Grace Lytle helps San Dieguito Synchro swim club shine at Junior Olympics


Grace Lytle is gaining national recognition in a sport few in northern San Diego County know much about.

When she brings it up, the typical response is “I didn’t even know that was a thing out here,” Lytle said.

Synchronized swimming is very much a thing out here.

Lytle is among 40 or so members of a local club team that’s literally venturing into unchartered waters.

San Dieguito Synchro swim club sent 16 northern San Diego County athletes to this year’s Junior Olympics, all of whom made the finals for the first time in club history.

Danielle Coggburn took over the Northern San Diego County’s club six years ago. The club was founded in 2004.

Lytle, who’ll be a freshman at Canyon Crest Academy this fall, and Olivia Dalry (Cathedral Catholic High School) placed 11th in the intensely competitive 13-to 15-year-olds duets competition.

Sixteen-to 17-year-old duets Samantha Whitley and Mari Burigana (La Costa Canyon) placed 10th.

Lytle and Dalry were among five local athletes who were part of a 15-to-19-year-old combo team that placed eighth. Phoebe and Lily Kreps (both of San Dieguito Academy) and Joanne Wang (Torrey Pines High School) were the other members of the team.

Rose Bonhome and Kylie Hayasse (both of CCA) and Jamie Xiao, (The Bishop’s School) were part of a 16-and 17-year-old team that placed 10th.

Alexandra Suarez left Cathedral Catholic after her junior year to train with the Team USA in Moraga (Contra Costa County).

Suarez and Lytle are among three club members who were invited to compete with the national team. Lytle is the club’s youngest swimmer and has tremendous upside, Coggburn said.

“She’s the youngest girl on the team but she’s the hardest working and I would say one of my top kids.” Coggburn said.

Lytle credits the club with bringing the sport to an area that until relatively recently offered athletes no outlets. The only other club in San Diego County is in Chula Vista.

“If I wasn’t in my club,” she said, “I would’ve never found this sport.”

Coggburn said she’s committed to helping local residents find the sport.

Coggburn was once a rising star. She was training with Team USA in Santa Clara when she suffered a career-ending shoulder injury.

She moved to the San Diego to complete her education, earning a master’s degree in special education at San Diego State University.

But she could never shake her love for a sport she started competing in when she was 10 growing up in Seattle.

“I think it’s a such a unique sport, people really don’t really know much about it,” Coggburn said. “It’s kind of like one of the things that you see in the Olympics every four years maybe. It’s a niche sport.”

Lytle started synchronized swimming when she was 6. She prides herself for taking on an ambassadorship role.

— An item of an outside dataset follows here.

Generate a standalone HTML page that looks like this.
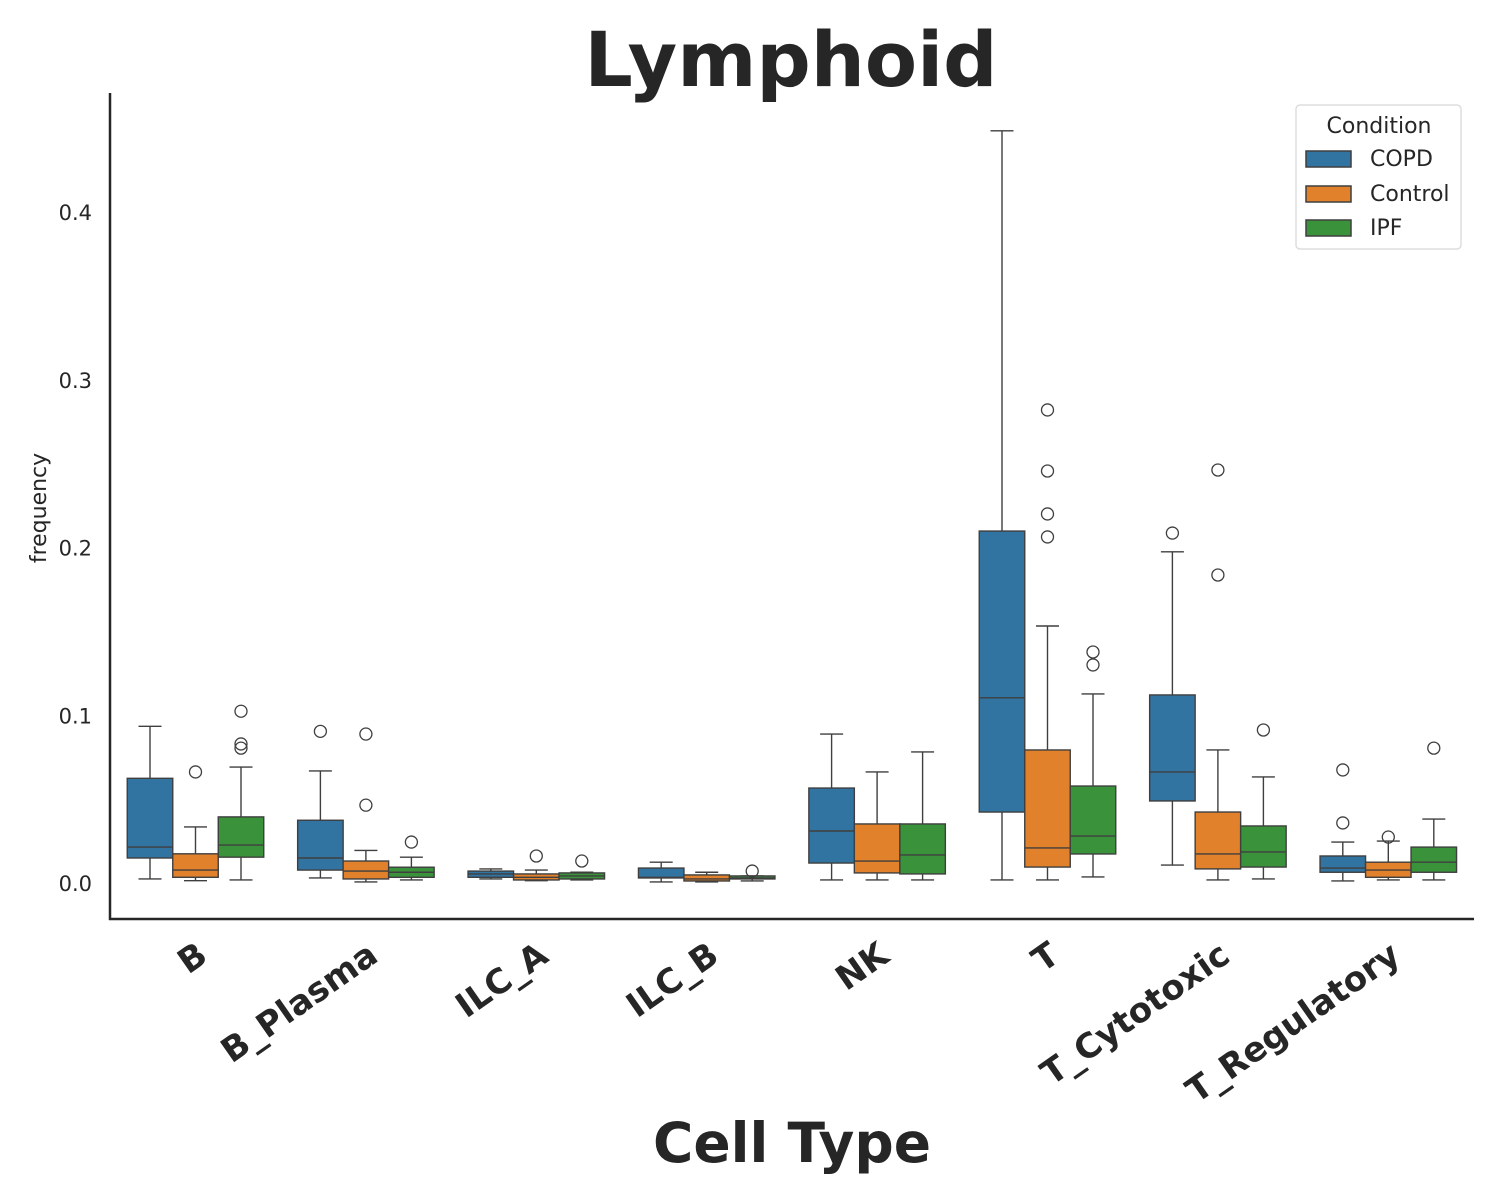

“I’ve always felt a lot of pride in my sport because it really isn’t something you see all over the place,” Lytle said. “People see it in the Olympics and they see it as a pretty sport and they’re like ‘Oh maybe it shouldn’t really be considered a sport,’ but I want people see the effort and the amount of training that we go through.”

The training synchronized swimmers do to excel at their sport includes ballet, palates, stretching and strength training.

“There’s so much that goes on behind the scenes that you don’t see,” Lytle said. “I want people to know that we work really, really hard.”

Lytle also works really hard on the mental side of her craft.

She believes calming down her nerves before competitions is at least as tough as the physical part of competing.

“I feel that because I’m surrounded by my friends, people who’ve been in my life that I feel like I can lean on, that helps, but I definitely do get really, really nervous for competitions, Lytle said. “It’s stressful for sure.”

When that doesn’t work, she turns to her Plan B.

She recently went to a camp where coaches encouraged swimmers to manage their anxiety by going into “robot mode.”

“It’s like, if you feel like you can’t do it, you just have to switch onto this mode where you know what you have to do and you just perform the way you’ve been training,” Lytle said.

She’ll have to turn to her human instincts, however, balancing the competing demands of her sport, academics and other endeavors.

“It can get quite stressful at times,” Lytle said, “but I feel that because I was brought in at such a young age and I’ve sort of grown up with it, I’ve learned to balance my schedule.

“I’m an early riser so I get stuff done in the morning before school and then I come home and I do my homework, but it’ll be different in high school because I’ll have more work.”